AV Angel (27mm, 5.16 g, 12h). Type 2b. London mint; im: boar's head 1/boar's head 2. Struck 20 July 1483–June 1484. Archangel Michael slaying dragon / Ship bearing coat-of-arms and cross, R and rose flanking cross. Coin Register 2013, 126 = PAS LEIC-E209C1 (this coin); Winstanley 6; Schneider 488 (same dies); North 1676; SCBC 2151 (this coin illustrated on front cover, 49th ed.).
With light marks and surfaces consistent with a field find. Traces of underlying lustre.
Well struck and unusually clear. EF. A very rare coin with a remarkable find spot.

Ex Spink 215 (4 December 2012), lot 37. Found at Claybrooke Magna, Leicestershire, August 2012.

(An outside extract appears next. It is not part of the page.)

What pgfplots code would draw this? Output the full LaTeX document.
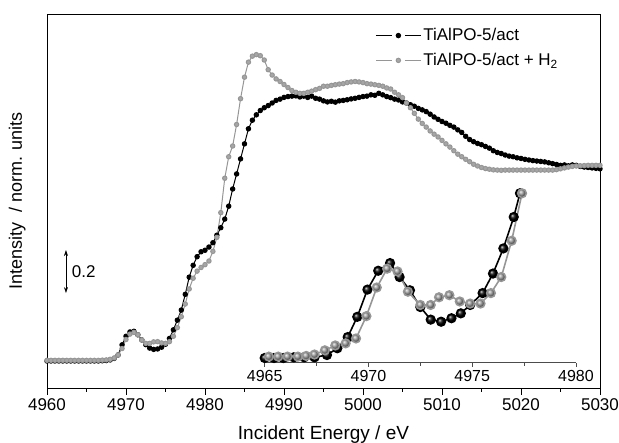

In the 'Foreword and Market Trends' section of the 2014 (49th) edition of the Standard Catalogue of British Coins, the editor Philip Skingley wrote: 'the cover coin for this edition... is a gold Angel of Richard III bearing the boar's head mint mark, dating it's minting to somewhere between July 1483 and June 1484. The coin was discovered by a metal detectorist in August 2012 at Claybrooke Magna, it was subsequently sold at a Spink auction in December 2012 for the price of £36,000 plus premium. The find spot of the coin was probably significant in the price, being a mere 12 miles from the site of the Battle of Bosworth, fought on the morning of 22 August 1485, and the last battle to have witnessed the death of an English king. We can only guess who lost this coin but it represented a large sum of money at the time, and is in superb condition with little evidence of circulation. Perhaps the owner had been paid directly from King's treasury to support his troops at the battle or it may have been lost by someone fleeing in haste from the battle with their loot. We will never know but the coincidence of timing of the find, which was closely followed by the discovery and exhumation of the body of Richard III himself at the site of the former Grey Friars Friary in the City of Leicester, lead us to imagine all sorts of possibilities.'
In 2021 three gold coins of Edward IV were found in the same field in Claybrooke Magna (PAS NARC-0F0A9A) suggesting a purse loss or small dispersed hoard. To date the Angel of Richard III, offered here, remains the terminus post quem for the find bringing us face to face with such an historical event.